The World Without Us, by Mireille Juchau, is a beautifully told story of secrets and survival, family and community, loss and renewal.

Told from the perspective of six, interconnected characters, The World Without Us is a tale of love in all its forms, a mystery and an elegy for a denatured landscape. It is about the ways we become lost to ourselves, and the transformative joys of being found.

After a fire destroys her family’s commune home, Evangeline is forced to start afresh in the north coast rainforest town with her child, and partner, Stefan Muller.

Years later, while tending the bees on their farm, Stefan discovers a car wreck, and not far off, human remains. While the locals speculate on who has gone missing from the transient hinterland town, Stefan’s daughters Tess and Meg, have a more urgent mystery. Where does their mother go each day, pushing an empty pram and returning wet, muddy and disheveled?

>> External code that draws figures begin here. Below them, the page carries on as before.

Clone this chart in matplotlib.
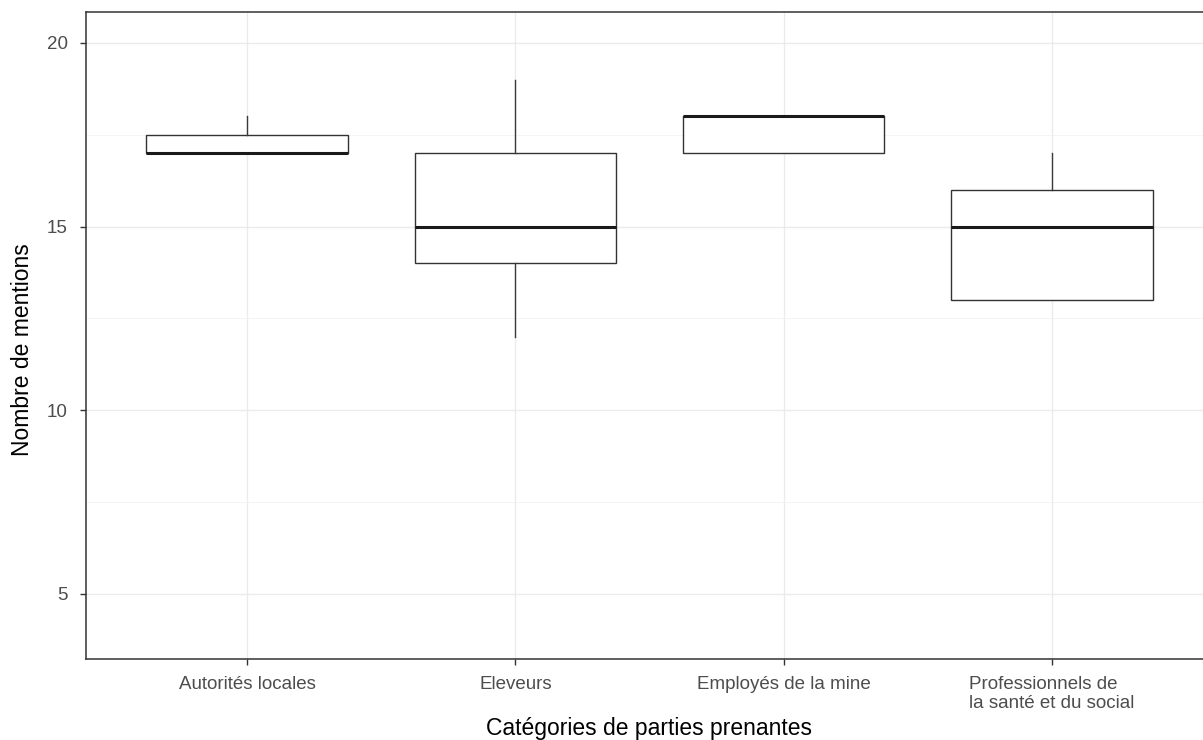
import matplotlib
matplotlib.use("Agg")
import matplotlib.pyplot as plt
from matplotlib.ticker import MultipleLocator

categories = ["Autorités locales", "Eleveurs", "Employés de la mine",
              "Professionnels de\nla santé et du social"]
whislo = [17, 12, 17, 13]
q1 = [17, 14, 17, 13]
med = [17, 15, 18, 15]
q3 = [17.5, 17, 18, 16]
whishi = [18, 19, 18, 17]

plt.rcParams['font.family'] = ['Liberation Sans', 'DejaVu Sans']

fig = plt.figure(figsize=(12.03, 7.40), dpi=100)
W, H = 1203, 740
left, right, top, bottom = 86, 1213, 12, 659
ax = fig.add_axes([left / W, 1 - bottom / H, (right - left) / W, (bottom - top) / H])

stats = []
for i, c in enumerate(categories):
    stats.append(dict(label=c, whislo=whislo[i], q1=q1[i], med=med[i],
                      q3=q3[i], whishi=whishi[i], fliers=[]))

positions = list(range(1, len(categories) + 1))
ax.bxp(stats, positions=positions, widths=0.75, showfliers=False, patch_artist=True,
       boxprops=dict(facecolor='white', edgecolor='#333333', linewidth=1.0),
       medianprops=dict(color='#1a1a1a', linewidth=2.2),
       whiskerprops=dict(color='#3a3a3a', linewidth=1.0),
       capprops=dict(linewidth=0), zorder=3)

ax.set_xlim(0.4, 4.6)
ax.set_ylim(3.23, 20.84)
ax.yaxis.set_major_locator(MultipleLocator(5))
ax.yaxis.set_minor_locator(MultipleLocator(2.5))
ax.set_xticks(positions)
ax.set_xticklabels(categories)

ax.grid(which='major', color='#ebebeb', linewidth=1.0, zorder=0)
ax.grid(which='minor', axis='y', color='#f2f2f2', linewidth=0.6, zorder=0)
ax.set_axisbelow(True)

for s in ax.spines.values():
    s.set_color('#333333')
    s.set_linewidth(1.1)

ax.tick_params(axis='both', which='major', colors='#333333', length=4, width=1.0,
               labelsize=13.5, labelcolor='#4d4d4d')
ax.tick_params(axis='y', which='minor', length=0)
ax.tick_params(axis='x', pad=8)
ax.tick_params(axis='y', pad=9)
for lbl in ax.get_xticklabels():
    lbl.set_multialignment('left')

ax.set_xlabel("Catégories de parties prenantes", fontsize=16.5, color='black')
ax.set_ylabel("Nombre de mentions", fontsize=16.5, color='black')
ax.xaxis.set_label_coords(0.5, (659 - 728) / 647)
ax.xaxis.label.set_va('center')
ax.yaxis.set_label_coords((23 - 86) / 1127, (659 - 350) / 647)
ax.yaxis.label.set_va('center')

fig.savefig("out.png", dpi=100)
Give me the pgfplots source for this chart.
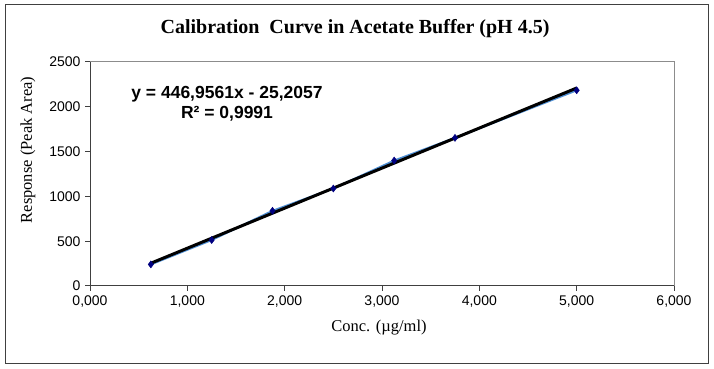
\documentclass[border=0pt]{standalone}
\usepackage{fontspec}
\setmainfont{Liberation Serif}
\newfontfamily\arial{Liberation Sans}
\usepackage{pgfplots}
\pgfplotsset{compat=1.18}
\definecolor{lineblue}{RGB}{79,143,212}
\definecolor{navy}{RGB}{0,0,128}
\definecolor{spine}{RGB}{64,64,64}
\definecolor{boxgray}{RGB}{140,140,140}
\begin{document}
\begin{tikzpicture}[x=1pt,y=1pt]
\path (0,0) rectangle (714,369);
\draw[spine,line width=1pt] (5,5) rectangle (708,364);
\begin{axis}[
  at={(90pt,83pt)}, anchor=south west,
  scale only axis, width=584pt, height=224pt,
  xmin=0, xmax=6, ymin=0, ymax=2500,
  xtick={0,1,2,3,4,5,6}, ytick={0,500,1000,1500,2000,2500},
  axis x line*=bottom, axis y line*=left,
  axis line style={spine,line width=1pt},
  tick style={spine,line width=1pt},
  tick align=outside, major tick length=5pt,
  x axis line style={-}, y axis line style={-},
  xticklabel style={font=\arial\fontsize{14}{14}\selectfont, yshift=-1pt},
  yticklabel style={font=\arial\fontsize{14}{14}\selectfont, xshift=-1pt},
  /pgf/number format/assume math mode=true,
  x tick label style={/pgf/number format/.cd, fixed, fixed zerofill, precision=3, use comma},
  y tick label style={/pgf/number format/.cd, fixed, precision=0, 1000 sep={}},
  clip=false,
]
\draw[boxgray,line width=1pt] (rel axis cs:0,1) -- (rel axis cs:1,1) -- (rel axis cs:1,0);
\addplot[lineblue, line width=2pt, mark=diamond*, mark size=3.5pt,
  mark options={navy, fill=navy, line width=0.5pt}]
  coordinates {(0.625,241) (1.25,513) (1.875,839) (2.5,1088) (3.125,1400) (3.75,1653) (5.0,2184)};
\addplot[black, line width=3pt] coordinates {(0.625,254.14) (5.0,2209.58)};
\end{axis}
\node[font=\bfseries\fontsize{20}{20}\selectfont] at (355,340) {Calibration\ \ Curve in Acetate Buffer (pH 4.5)};
\node[font=\arial\bfseries\fontsize{17.5}{17.5}\selectfont] at (227,275) {y = 446,9561x - 25,2057};
\node[font=\arial\bfseries\fontsize{17.5}{17.5}\selectfont] at (227,255.5) {R² = 0,9991};
\node[font=\fontsize{16.5}{16.5}\selectfont] at (379,41) {Conc. (µg/ml)};
\node[font=\fontsize{16.5}{16.5}\selectfont, rotate=90] at (28,219) {Response (Peak Area)};
\end{tikzpicture}
\end{document}
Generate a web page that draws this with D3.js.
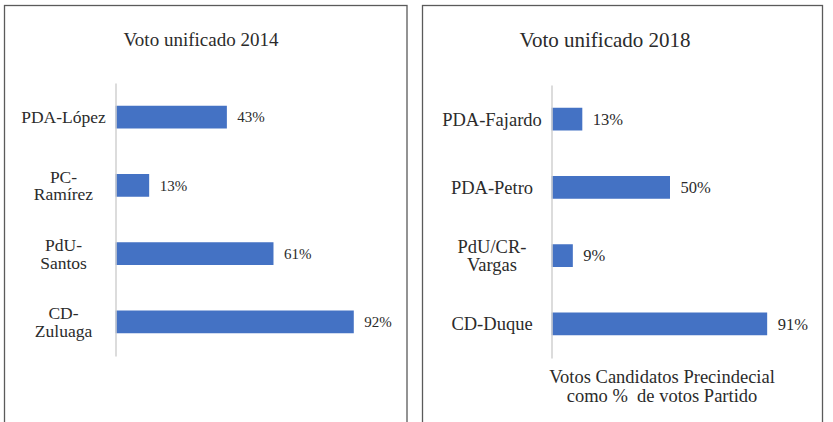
<!DOCTYPE html>
<html>
<head>
<meta charset="utf-8">
<script src="https://cdn.jsdelivr.net/npm/d3@7"></script>
<style>
  html, body { margin: 0; padding: 0; background: #fff; }
  text { white-space: pre; }
</style>
</head>
<body>
<svg id="chart" width="833" height="422"></svg>
<script>
// ---- Data ----
const titles2014 = "Voto unificado 2014";
const categories2014 = ["PDA-López", "PC-\nRamírez", "PdU-\nSantos", "CD-\nZuluaga"];
const values2014 = [43, 13, 61, 92];

const titles2018 = "Voto unificado 2018";
const categories2018 = ["PDA-Fajardo", "PDA-Petro", "PdU/CR-\nVargas", "CD-Duque"];
const values2018 = [13, 50, 9, 91];
const axisTitle2018 = ["Votos Candidatos Precindecial", "como %  de votos Partido"];

const xDomain = [0, 100];

const svg = d3.select("#chart");
const textColor = "#2b2b2b";
const barColor = "#4472C4";
const serif = '"Liberation Serif"';

function panel(cfg) {
  const g = svg.append("g").attr("font-family", serif);
  g.append("rect")
    .attr("x", cfg.box[0]).attr("y", cfg.box[1])
    .attr("width", cfg.box[2]).attr("height", 440)
    .attr("fill", "none").attr("stroke", "#5a5a5a").attr("stroke-width", 1.3);

  g.append("text")
    .attr("x", cfg.titleX).attr("y", cfg.titleY)
    .attr("text-anchor", "middle")
    .attr("font-family", serif)
    .attr("font-size", cfg.titleSize)
    .attr("fill", textColor)
    .text(cfg.title);

  const x = d3.scaleLinear().domain(xDomain).range(cfg.xRange);
  const y = d3.scaleBand().domain(cfg.categories).range(cfg.yRange)
    .paddingInner(2/3).paddingOuter(1/3);

  g.selectAll("rect.bar")
    .data(cfg.values)
    .join("rect")
    .attr("class", "bar")
    .attr("x", x(0))
    .attr("y", (d, i) => y(cfg.categories[i]))
    .attr("width", d => x(d) - x(0))
    .attr("height", y.bandwidth())
    .attr("fill", barColor);

  const ax = g.append("g")
    .attr("transform", `translate(${x(0)},0)`)
    .call(d3.axisLeft(y).tickSize(0).tickSizeOuter(0).tickFormat(""));
  ax.select(".domain").attr("stroke", "#d0d0d0").attr("stroke-width", 1.5);

  g.selectAll("text.val")
    .data(cfg.values)
    .join("text")
    .attr("class", "val")
    .attr("x", d => x(d) + 10.5)
    .attr("y", (d, i) => y(cfg.categories[i]) + y.bandwidth() / 2)
    .attr("dy", "0.35em")
    .attr("font-family", serif)
    .attr("font-size", cfg.valSize)
    .attr("fill", textColor)
    .text(d => d + "%");

  cfg.categories.forEach(c => {
    const lines = c.split("\n");
    const cy = y(c) + y.bandwidth() / 2;
    const first = cy + 0.35 * cfg.catSize - (lines.length - 1) * cfg.lineH / 2;
    lines.forEach((ln, k) => {
      g.append("text")
        .attr("text-anchor", "middle")
        .attr("font-family", serif)
        .attr("font-size", cfg.catSize)
        .attr("fill", textColor)
        .attr("x", cfg.catX)
        .attr("y", first + k * cfg.lineH)
        .text(ln);
    });
  });

  if (cfg.axisTitle) {
    cfg.axisTitle.forEach((ln, k) => {
      g.append("text")
        .attr("text-anchor", "middle")
        .attr("font-family", serif)
        .attr("font-size", cfg.axisTitleSize)
        .attr("fill", textColor)
        .attr("x", cfg.axisTitleX)
        .attr("y", cfg.axisTitleY + k * cfg.axisTitleLineH)
        .text(ln);
    });
  }
}

panel({
  box: [4.5, 5.5, 402.5],
  title: titles2014, titleX: 201, titleY: 46, titleSize: 19,
  categories: categories2014, values: values2014,
  xRange: [115.5, 374.5], yRange: [83, 356],
  valSize: 15, catSize: 17.5, lineH: 17.6, catX: 63.5
});

panel({
  box: [422.5, 5.5, 400],
  title: titles2018, titleX: 605, titleY: 47, titleSize: 21,
  categories: categories2018, values: values2018,
  xRange: [551.5, 788.5], yRange: [85, 358],
  valSize: 16.5, catSize: 18.5, lineH: 18.5, catX: 492,
  axisTitle: axisTitle2018, axisTitleX: 662, axisTitleY: 383,
  axisTitleSize: 18.5, axisTitleLineH: 18.5
});
</script>
</body>
</html>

Jim Parker, a Sydney teacher escaping his own troubles arrives in their clannish community. One morning he stumbles upon Evangeline, naked by a river with a hammer and some rope. Their charged encounter propels Evangeline’s past into the present and sparks a change in all their lives.

Meanwhile ten-year-old Tess, mute since the loss of her youngest sister, attempts to escape. Will getting lost help her discover where she belongs? As the rainy season descends, and family members are separated by flood, they realise nothing is what it seems.

Author Mireille Juchau is a Sydney-based writer of novels, short fiction, essays, scripts and reviews. She has a PhD in writing and literature and teaches at universities and in the community.

The World Without Us is her third novel, following critical acclaim for her earlier works, Burning In and Machines for Feeling.